Since 2008 a committee drawn jointly from both parts of Cyprus has identified monuments of cultural significance, mostly deserted centres of worship, to be resurrected.
“It must be like this, because if they collapse, we would be angry at one another,” Seyfi Tunelci said. “But if we rebuild them, we will be friends again.”
Like many Turkish Cypriots, 62-year-old Tunelci fled north in 1974 when Cyprus was divided amid a Turkish invasion into a breakaway north and an ethnically Greek, internationally-recognised south.
The Orthodox Christian monastery at Myrtou, Agios Panteleimonas, named after an early Christian saint renowned as a faith healer, traces its foundation to the 5th century. After its monks and parishioners joined thousands of Greek Cypriots fleeing south in 1974, a Turkish army garrison moved in, followed by legions of pigeons and snakes.
Agios Panteleimonas became one of hundreds of Christian sites, including cemeteries, abandoned to vandals in the north, while scores of abandoned mosques and other Islamic sites in the south fell into a similar state of decay.
CROWNING GLORY
Ali Tuncay, a Turkish Cypriot businessman on the Technical Committee on Cultural Heritage, says their crowning achievement so far has been an inter-faith agreement to restore the Apostolos Andreas Monastery on Cyprus’ northeast Karpas Peninsula. The site honours St. Andrew, one of Jesus’ disciples, who reputedly brought forth a miraculous spring on the spot for the salvation of passing sailors.
Christians and Muslims alike made the site a popular point of pilgrimage and worship until partition 42 years ago. Year-old reconstruction efforts are being funded directly by the two primary Muslim and Orthodox Christian authorities on Cyprus, not the EU, in an effort expected ultimately to cost 6 million euros.
The committee has identified 40 sites for initial repair, followed by 80 more. Among the Muslim sites on the Greek Cypriot side already restored are four mosques, an Ottoman water mill and a hammam — a heated bathhouse.
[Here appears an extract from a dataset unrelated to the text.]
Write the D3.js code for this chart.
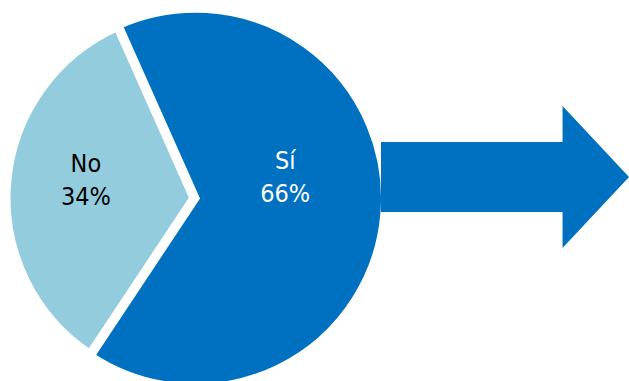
<!DOCTYPE html>
<html>
<head>
<meta charset="utf-8">
<script src="https://cdn.jsdelivr.net/npm/d3@7"></script>
<style>
  html, body { margin: 0; padding: 0; background: #fff; }
  svg { display: block; }
</style>
</head>
<body>
<svg id="chart" width="629" height="381"></svg>
<script>
// ---- data ----
const categories = ["Sí", "No"];
const values = [66, 34];
const valueLabels = ["66%", "34%"];

// ---- styles / layout ----
const W = 629, H = 381;
const sliceColors = { "Sí": "#0070C0", "No": "#93CDDD" };
const labelColors = { "Sí": "#ffffff", "No": "#000000" };
const cx = 193.5, cy = 198;
const gap = 8;                                   // white separating stroke
const visibleR = { "Sí": 185.5, "No": 183 };
const explode = { "Sí": 2, "No": 0 };
const labelR = { "Sí": 92, "No": 108 };
const labelBaseY = { "Sí": 169, "No": 172 };
const lineGap = 33;
const deg = Math.PI / 180;

const svg = d3.select("#chart");

const data = categories.map((c, i) => ({ cat: c, value: values[i], label: valueLabels[i] }));

const pie = d3.pie()
  .sort(null)
  .value(d => d.value)
  .startAngle(-24 * deg)
  .endAngle(336 * deg);

const arcs = pie(data);

const g = svg.append("g");

// draw No first, then Sí
const drawOrder = arcs.slice().sort((a, b) => (a.data.cat === "No" ? -1 : 1));

drawOrder.forEach(a => {
  const mid = (a.startAngle + a.endAngle) / 2;
  const ex = explode[a.data.cat];
  const ox = cx + ex * Math.sin(mid);
  const oy = cy - ex * Math.cos(mid);
  const arc = d3.arc().innerRadius(0).outerRadius(visibleR[a.data.cat] + gap / 2);
  g.append("path")
    .attr("transform", `translate(${ox},${oy})`)
    .attr("d", arc(a))
    .attr("fill", sliceColors[a.data.cat])
    .attr("stroke", "#ffffff")
    .attr("stroke-width", gap)
    .attr("stroke-linejoin", "miter");
});

// labels
arcs.forEach(a => {
  const mid = (a.startAngle + a.endAngle) / 2;
  const lx = cx + labelR[a.data.cat] * Math.sin(mid);
  const ly = labelBaseY[a.data.cat];
  const t = svg.append("text")
    .attr("text-anchor", "middle")
    .attr("fill", labelColors[a.data.cat])
    .style("font-family", "'DejaVu Sans Condensed', 'Open Sans', 'DejaVu Sans', sans-serif")
    .style("font-size", "25px");
  t.append("tspan").attr("x", lx).attr("y", ly).text(a.data.cat);
  t.append("tspan").attr("x", lx).attr("y", ly + lineGap).text(a.data.label);
});

// arrow
const ax = d3.scaleLinear().domain([0, 1]).range([381, 629]);
const ay = d3.scaleLinear().domain([-1, 1]).range([106, 248]);
const shaftHalf = 0.493, headStart = 0.732;
const arrowPts = [
  [0, -shaftHalf], [headStart, -shaftHalf], [headStart, -1],
  [1, 0],
  [headStart, 1], [headStart, shaftHalf], [0, shaftHalf]
];
svg.append("path")
  .attr("d", d3.line().x(p => ax(p[0])).y(p => ay(p[1]))(arrowPts) + "Z")
  .attr("fill", "#0070C0");
</script>
</body>
</html>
Back in Myrtou, archaeologists and engineers are planning how best to reclaim a monastery hit by erosion, water damage and occupiers’ destructive whitewashing of medieval frescoes.
The first phase of work, supported by 725,000 euros in EU funds, seeks to reinforce sandstone walls in a compound that includes a church, monks’ residences and guesthouses. Hopes exist to use original timbers, sandstone blocks and mud bricks to restore the monastery to its pre-partition splendour.